At 11:30 in the night, I sit on a revolving chair by the window and gaze outside. It has been raining almost the whole day today and the roads are wet.
Yet I see the busy junction of roads is still bustling with activity. I see people in their running outfits waiting for the signal to turn green. ‘Who on earth would run at 11 pm on a rainy night?’, I wonder.
The wet leaves of the raintrees (thoongumoonji maram) are closed and fast asleep. There is a chillness in the air because of the rain.
Buses, including double decker ones, having hardly 2 or 3 passengers are going in all directions. A lot of unhired taxis, two wheelers and even cycles are passing by. Construction vehicles are also on the move.
As I am writing this, I remember the poem S had for her exam today, ‘From a Railway Carriage’ by Robert Louis Stevenson. In that poem, the poet describes the sights seen from a moving train.
Even as I write the words, ‘The poet describes’, I remember the numerous poems which my sister and I had to study for our Hindi Prachar Sabha Hindi exams. By the time we reached the final level, I had started to immensely enjoy Hindi poetry. Unfortunately, I am not able to recollect much today, barring a few like Rashmirati and Madhushala. More than Hindi or the poetry or the dohas, I would say that we learnt a lot more about the values of life through all the Hindi books.
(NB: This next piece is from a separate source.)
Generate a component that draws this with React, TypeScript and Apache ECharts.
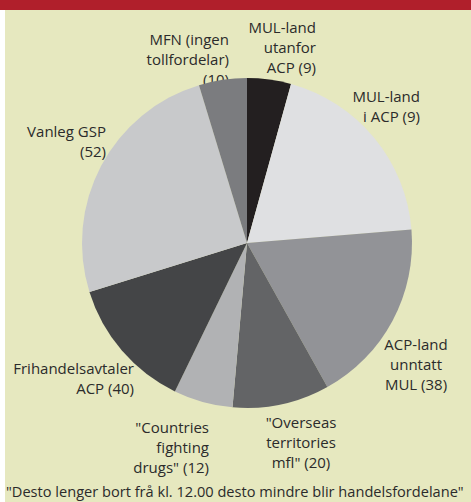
import React, { useEffect, useRef } from "react";
import * as echarts from "echarts";

// Categories (clockwise from 12 o'clock)
const categories = [
  "MUL-land\nutanfor\nACP",
  "MUL-land\ni ACP",
  "ACP-land\nunntatt\nMUL",
  "\"Overseas\nterritories\nmfl\"",
  "\"Countries\nfighting\ndrugs\"",
  "Frihandelsavtaler\nACP",
  "Vanleg GSP",
  "MFN (ingen\ntollfordelar)",
];
// Number of countries (shown in labels)
const countryCounts = [9, 9, 38, 20, 12, 40, 52, 10];
// Slice share (%)
const sliceShares = [4.3, 19.4, 18.2, 9.5, 5.8, 13.0, 25.1, 4.7];
const sliceColors = ["#231f20", "#dfe0e2", "#929397", "#636466", "#b1b2b4", "#444547", "#c8c9cb", "#7b7c7f"];

const footnote = "\"Desto lenger bort frå kl. 12.00 desto mindre blir handelsfordelane\"";

// label layout (anchor x, y-centre of first line, alignment)
const labelPos: [number, number, string][] = [
  [316, 27, "right"],
  [420, 96, "right"],
  [416, 344, "center"],
  [301, 422, "center"],
  [209, 427, "right"],
  [134, 368, "right"],
  [106, 131, "right"],
  [229, 39, "right"],
];

function labelText(i: number) {
  const name = categories[i];
  const c = `(${countryCounts[i]})`;
  if (i === 6 || i === 7) return name + "\n" + c;
  return name + ` ${c}`;
}

export default function App() {
  const ref = useRef<HTMLDivElement>(null);
  useEffect(() => {
    document.body.style.margin = "0";
    const chart = echarts.init(ref.current!, undefined, { renderer: "svg" });
    const font = "'Open Sans', 'Noto Sans', sans-serif";
    const texts = labelPos.map((p, i) => ({
      type: "text",
      z: 0,
      x: p[0],
      y: p[1] - 10,
      style: {
        text: labelText(i),
        fill: "#2b2b2b",
        font: `15px ${font}`,
        textAlign: p[2],
        textVerticalAlign: "top",
        lineHeight: 20,
      },
    }));
    chart.setOption({
      animation: false,
      graphic: [
        { type: "rect", z: -10, shape: { x: 0, y: 0, width: 471, height: 10 }, style: { fill: "#b01f2b" } },
        { type: "rect", z: -10, shape: { x: 5, y: 10, width: 466, height: 492 }, style: { fill: "#e6e8bf" } },
        ...texts,
        {
          type: "text",
          z: 0,
          x: 6,
          y: 491,
          style: { text: footnote, fill: "#2b2b2b", font: `14.6px ${font}`, textVerticalAlign: "middle" },
        },
      ],
      series: [
        {
          type: "pie",
          z: 5,
          center: [247, 243],
          radius: [0, 165],
          startAngle: 90,
          clockwise: true,
          label: { show: false },
          labelLine: { show: false },
          itemStyle: { borderWidth: 0 },
          emphasis: { disabled: true },
          data: sliceShares.map((v, i) => ({
            value: v,
            name: categories[i],
            itemStyle: { color: sliceColors[i] },
          })),
        },
      ],
    });
    return () => chart.dispose();
  }, []);
  return <div ref={ref} style={{ width: 471, height: 502 }} />;
}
Coming back to the views from my window, I even see a family with small children walking by. There is silence only inside my house. I wonder who these many people are, who are out on the roads at this odd hour on a weekday night?
Coming back to ‘From a Railway Carriage’, reading that poem immediately made me reminisce the views from a moving train in the beautiful countryside of Belgium. Those lush green meadows in front of those cottage-like independent houses were as pleasing as the pleasant weather outside. The horses grazing and the slides and swings in the backyard presented a calming, relaxed life from the interiors of the air- conditioned train. The fields passing by reminded me of the countryside of our own country.
Recollecting that rustic charm of a countryside makes me yearn for a visit to one now.
Alas, me the paranoid who hasn’t stepped out unnecessarily during this pandemic, won’t do so for quite some more time to come.
I will continue to gaze at the raintrees, the flying mynahs and orioles, the lazy pigeons and enjoy the occasional visits by koels and woodpeckers, the frequent petrichor, the pitter-patter of raindrops and its accompanying pleasant breeze, the orange and pink of the sky during sunset, all from the comfort of my own home through this window. I feel blessed to get my daily dose of nature through this very window.